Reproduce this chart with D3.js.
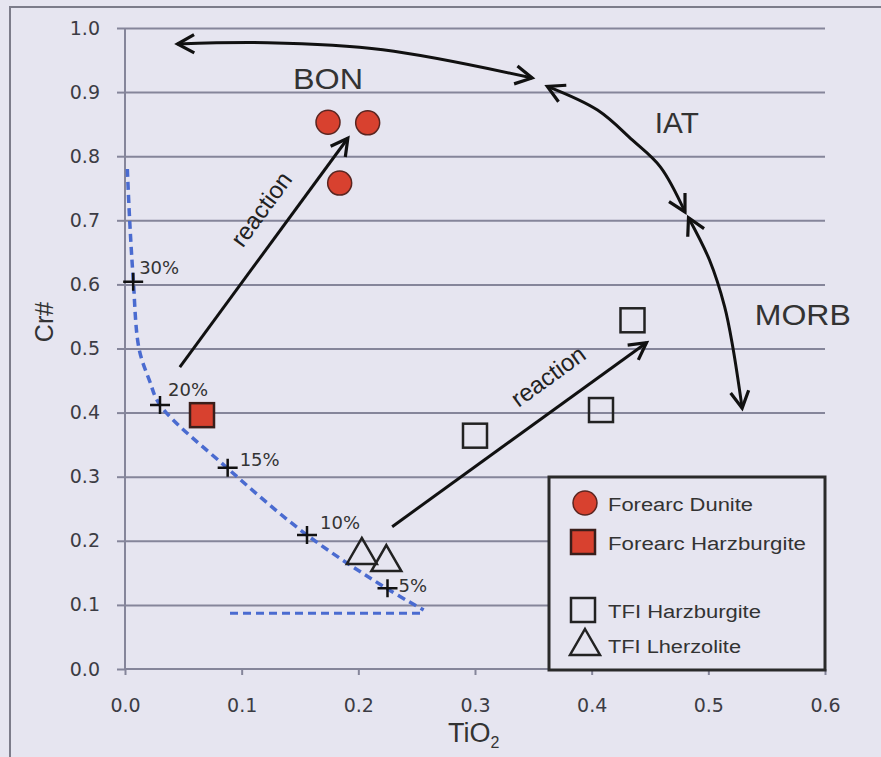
<!DOCTYPE html>
<html lang="en">
<head>
  <meta charset="UTF-8">
  <script src="https://d3js.org/d3.v7.min.js"></script>
  <style>
    body { margin: 0; background: #e6e5f0; }
    svg { display: block; }
  </style>
</head>
<body>
<script>
  // Cr# vs TiO2 of spinel
  const forearcDunite = [[0.174, 0.853], [0.208, 0.852], [0.184, 0.758]];
  const forearcHarzburgite = [[0.066, 0.396]];
  const tfiHarzburgite = [[0.300, 0.364], [0.408, 0.404], [0.435, 0.544]];
  const tfiLherzolite = [[0.203, 0.181], [0.224, 0.170]];

  // melting curve and % melt ticks
  const meltCurve = [[0.002, 0.78], [0.004, 0.70], [0.007, 0.61], [0.012, 0.50], [0.021, 0.45],
    [0.030, 0.412], [0.088, 0.313], [0.156, 0.209], [0.224, 0.126], [0.256, 0.092]];
  const meltBase = [[0.09, 0.087], [0.256, 0.087]];
  const meltLabels = ["30%", "20%", "15%", "10%", "5%"];
  const meltPoints = [[0.007, 0.604], [0.030, 0.412], [0.088, 0.314], [0.156, 0.209], [0.225, 0.126]];
  const meltOffsets = [[6, -14], [8, -15], [12, -8], [13, -12], [11, -3]];

  // annotation arrows
  const bonArrow = [[0.045, 0.975], [0.122, 0.977], [0.221, 0.966], [0.349, 0.922]];
  const iatArrow = [[0.362, 0.909], [0.405, 0.872], [0.435, 0.825], [0.459, 0.783], [0.480, 0.713]];
  const morbArrow = [[0.483, 0.704], [0.501, 0.638], [0.514, 0.565], [0.521, 0.502], [0.529, 0.407]];
  const reactionUpper = [[0.047, 0.471], [0.191, 0.828]];
  const reactionLower = [[0.229, 0.222], [0.447, 0.509]];
  const fieldLabels = [["BON", 0.174, 0.92], ["IAT", 0.473, 0.852], ["MORB", 0.581, 0.553]];

  const xTicks = [0, 0.1, 0.2, 0.3, 0.4, 0.5, 0.6];
  const yTicks = [0, 0.1, 0.2, 0.3, 0.4, 0.5, 0.6, 0.7, 0.8, 0.9, 1.0];
  const legendLabels = ["Forearc Dunite", "Forearc Harzburgite", "TFI Harzburgite", "TFI Lherzolite"];

  const width = 881, height = 757;
  const bg = "#e6e5f0";
  const red = "#d8412f";
  const gridColor = "#85859a";
  const tickFont = "'DejaVu Sans', Verdana, sans-serif";
  const labelFont = "'Liberation Sans', Arial, sans-serif";

  const svg = d3.select("body").append("svg")
    .attr("width", width)
    .attr("height", height);

  svg.append("rect").attr("width", width).attr("height", height).attr("fill", bg);
  // outer frame
  svg.append("rect")
    .attr("x", 10).attr("y", 7).attr("width", width).attr("height", height)
    .attr("fill", "none").attr("stroke", "#7c7c8a").attr("stroke-width", 2);

  const x = d3.scaleLinear().domain([0, 0.6]).range([125, 825]);
  const y = d3.scaleLinear().domain([0, 1]).range([669, 28]);

  // gridlines
  svg.append("g")
    .attr("transform", "translate(125,0)")
    .call(d3.axisLeft(y).tickValues(yTicks.slice(1)).tickSize(-700).tickFormat(""))
    .call(g => g.select(".domain").remove())
    .call(g => g.selectAll("line").attr("stroke", gridColor).attr("stroke-width", 2));

  // y axis
  svg.append("g")
    .attr("transform", "translate(125,0)")
    .call(d3.axisLeft(y).tickValues(yTicks).tickSize(8).tickPadding(17).tickFormat(d3.format(".1f")))
    .call(g => g.select(".domain").attr("stroke", gridColor).attr("stroke-width", 2).attr("d", "M0,669V28"))
    .call(g => g.selectAll("line").attr("stroke", gridColor).attr("stroke-width", 2))
    .call(g => g.selectAll("text").attr("fill", "#3c3c44").style("font", `19px ${tickFont}`));

  // x axis
  svg.append("g")
    .attr("transform", "translate(0,669)")
    .call(d3.axisBottom(x).tickValues(xTicks).tickSize(6).tickPadding(24).tickFormat(d3.format(".1f")))
    .call(g => g.select(".domain").attr("stroke", gridColor).attr("stroke-width", 2).attr("d", "M125,0H825"))
    .call(g => g.selectAll("line").attr("stroke", gridColor).attr("stroke-width", 2))
    .call(g => g.selectAll("text").attr("fill", "#3c3c44").style("font", `19px ${tickFont}`));

  // axis titles
  svg.append("text")
    .attr("transform", "translate(53,322) rotate(-90)")
    .attr("text-anchor", "middle")
    .attr("fill", "#333")
    .style("font", `25px ${labelFont}`)
    .text("Cr#");
  const tio = svg.append("text")
    .attr("x", 448).attr("y", 742)
    .attr("fill", "#333")
    .style("font", `27px ${labelFont}`);
  tio.append("tspan").text("TiO");
  tio.append("tspan").attr("dy", 6).style("font-size", "16px").text("2");

  // melting curve
  const line = d3.line().x(d => x(d[0])).y(d => y(d[1]));
  svg.append("path").datum(meltCurve)
    .attr("d", line.curve(d3.curveCatmullRom))
    .attr("fill", "none").attr("stroke", "#4a6bd0").attr("stroke-width", 3.5)
    .attr("stroke-dasharray", "8,5");
  svg.append("path").datum(meltBase)
    .attr("d", d3.line().x(d => x(d[0])).y(d => y(d[1])))
    .attr("fill", "none").attr("stroke", "#4a6bd0").attr("stroke-width", 3)
    .attr("stroke-dasharray", "8,5");

  const melt = svg.append("g");
  meltPoints.forEach((p, i) => {
    const cx = x(p[0]), cy = y(p[1]);
    melt.append("path")
      .attr("d", `M${cx - 10},${cy}H${cx + 10}M${cx},${cy - 9}V${cy + 9}`)
      .attr("stroke", "#111").attr("stroke-width", 2.5);
    melt.append("text")
      .attr("x", cx + meltOffsets[i][0]).attr("y", cy + meltOffsets[i][1])
      .attr("dy", "0.35em")
      .attr("fill", "#333")
      .style("font", `18px ${tickFont}`)
      .text(meltLabels[i]);
  });

  // arrows
  const arrows = svg.append("g");
  function head(p0, p1) {
    // open V head at p1 pointing from p0
    const a = Math.atan2(p1[1] - p0[1], p1[0] - p0[0]);
    const len = 19, spread = 0.5;
    const l = [p1[0] - len * Math.cos(a - spread), p1[1] - len * Math.sin(a - spread)];
    const r = [p1[0] - len * Math.cos(a + spread), p1[1] - len * Math.sin(a + spread)];
    arrows.append("path")
      .attr("d", `M${l[0]},${l[1]}L${p1[0]},${p1[1]}L${r[0]},${r[1]}`)
      .attr("fill", "none").attr("stroke", "#111").attr("stroke-width", 3.2)
      .attr("stroke-linejoin", "miter");
  }
  function arrow(pts, both) {
    const px = pts.map(d => [x(d[0]), y(d[1])]);
    arrows.append("path").datum(px)
      .attr("d", d3.line().curve(d3.curveCatmullRom))
      .attr("fill", "none").attr("stroke", "#111").attr("stroke-width", 3);
    const n = px.length;
    head(px[n - 2], px[n - 1]);
    if (both) head(px[1], px[0]);
  }
  arrow(bonArrow, true);
  arrow(iatArrow, true);
  arrow(morbArrow, true);
  arrow(reactionUpper, false);
  arrow(reactionLower, false);

  function alongLabel(pts, cx, cy) {
    const a = Math.atan2(y(pts[1][1]) - y(pts[0][1]), x(pts[1][0]) - x(pts[0][0])) * 180 / Math.PI;
    svg.append("text")
      .attr("transform", `translate(${cx},${cy}) rotate(${a})`)
      .attr("text-anchor", "middle")
      .attr("fill", "#222")
      .style("font", `24px ${labelFont}`)
      .text("reaction");
  }
  alongLabel(reactionUpper, 268, 214);
  alongLabel(reactionLower, 553, 383);

  fieldLabels.forEach(d => {
    svg.append("text")
      .attr("x", x(d[1])).attr("y", y(d[2]))
      .attr("text-anchor", "middle")
      .attr("dy", "0.35em")
      .attr("fill", "#333")
      .style("font", `29px ${labelFont}`)
      .attr("textLength", d[0] === "MORB" ? 96 : d[0] === "BON" ? 70 : 44)
      .attr("lengthAdjust", "spacingAndGlyphs")
      .text(d[0]);
  });

  // data points
  const sym = svg.append("g");
  sym.selectAll(".fd").data(forearcDunite).join("circle")
    .attr("cx", d => x(d[0])).attr("cy", d => y(d[1])).attr("r", 12)
    .attr("fill", red).attr("stroke", "#5a2520").attr("stroke-width", 1.5);
  sym.selectAll(".fh").data(forearcHarzburgite).join("rect")
    .attr("x", d => x(d[0]) - 12).attr("y", d => y(d[1]) - 12)
    .attr("width", 24).attr("height", 24)
    .attr("fill", red).attr("stroke", "#3a1e1a").attr("stroke-width", 2.5);
  sym.selectAll(".th").data(tfiHarzburgite).join("rect")
    .attr("x", d => x(d[0]) - 12).attr("y", d => y(d[1]) - 12)
    .attr("width", 24).attr("height", 24)
    .attr("fill", "none").attr("stroke", "#222").attr("stroke-width", 2.5);
  const tri = (cx, cy) => `M${cx},${cy - 15}L${cx + 15},${cy + 11}L${cx - 15},${cy + 11}Z`;
  sym.selectAll(".tl").data(tfiLherzolite).join("path")
    .attr("d", d => tri(x(d[0]), y(d[1])))
    .attr("fill", "none").attr("stroke", "#222").attr("stroke-width", 2.5);

  // legend
  const lg = svg.append("g");
  lg.append("rect")
    .attr("x", 549).attr("y", 477).attr("width", 276).attr("height", 193)
    .attr("fill", bg).attr("stroke", "#2a2a2a").attr("stroke-width", 3);
  const rows = [503, 542, 610, 645];
  const lens = [145, 198, 153, 133];
  lg.append("circle").attr("cx", 585).attr("cy", rows[0]).attr("r", 12)
    .attr("fill", red).attr("stroke", "#5a2520").attr("stroke-width", 1.5);
  lg.append("rect").attr("x", 571).attr("y", rows[1] - 12).attr("width", 24).attr("height", 24)
    .attr("fill", red).attr("stroke", "#3a1e1a").attr("stroke-width", 2.5);
  lg.append("rect").attr("x", 571).attr("y", rows[2] - 12).attr("width", 24).attr("height", 24)
    .attr("fill", "none").attr("stroke", "#222").attr("stroke-width", 2.5);
  lg.append("path").attr("d", tri(585, rows[3] - 1))
    .attr("fill", "none").attr("stroke", "#222").attr("stroke-width", 2.5);
  legendLabels.forEach((t, i) => {
    lg.append("text")
      .attr("x", 608).attr("y", rows[i] + 2)
      .attr("dy", "0.35em")
      .attr("fill", "#333")
      .style("font", `18px ${labelFont}`)
      .attr("textLength", lens[i])
      .attr("lengthAdjust", "spacingAndGlyphs")
      .text(t);
  });
</script>
</body>
</html>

■ **Work instructions**
From the first line above down to the line with "-12], [11, -3]];", reproduce every line and no others, omitting pictures.

■ **Answer in full**
Reproduce this chart with D3.js.
<!DOCTYPE html>
<html lang="en">
<head>
  <meta charset="UTF-8">
  <script src="https://d3js.org/d3.v7.min.js"></script>
  <style>
    body { margin: 0; background: #e6e5f0; }
    svg { display: block; }
  </style>
</head>
<body>
<script>
  // Cr# vs TiO2 of spinel
  const forearcDunite = [[0.174, 0.853], [0.208, 0.852], [0.184, 0.758]];
  const forearcHarzburgite = [[0.066, 0.396]];
  const tfiHarzburgite = [[0.300, 0.364], [0.408, 0.404], [0.435, 0.544]];
  const tfiLherzolite = [[0.203, 0.181], [0.224, 0.170]];

  // melting curve and % melt ticks
  const meltCurve = [[0.002, 0.78], [0.004, 0.70], [0.007, 0.61], [0.012, 0.50], [0.021, 0.45],
    [0.030, 0.412], [0.088, 0.313], [0.156, 0.209], [0.224, 0.126], [0.256, 0.092]];
  const meltBase = [[0.09, 0.087], [0.256, 0.087]];
  const meltLabels = ["30%", "20%", "15%", "10%", "5%"];
  const meltPoints = [[0.007, 0.604], [0.030, 0.412], [0.088, 0.314], [0.156, 0.209], [0.225, 0.126]];
  const meltOffsets = [[6, -14], [8, -15], [12, -8], [13, -12], [11, -3]];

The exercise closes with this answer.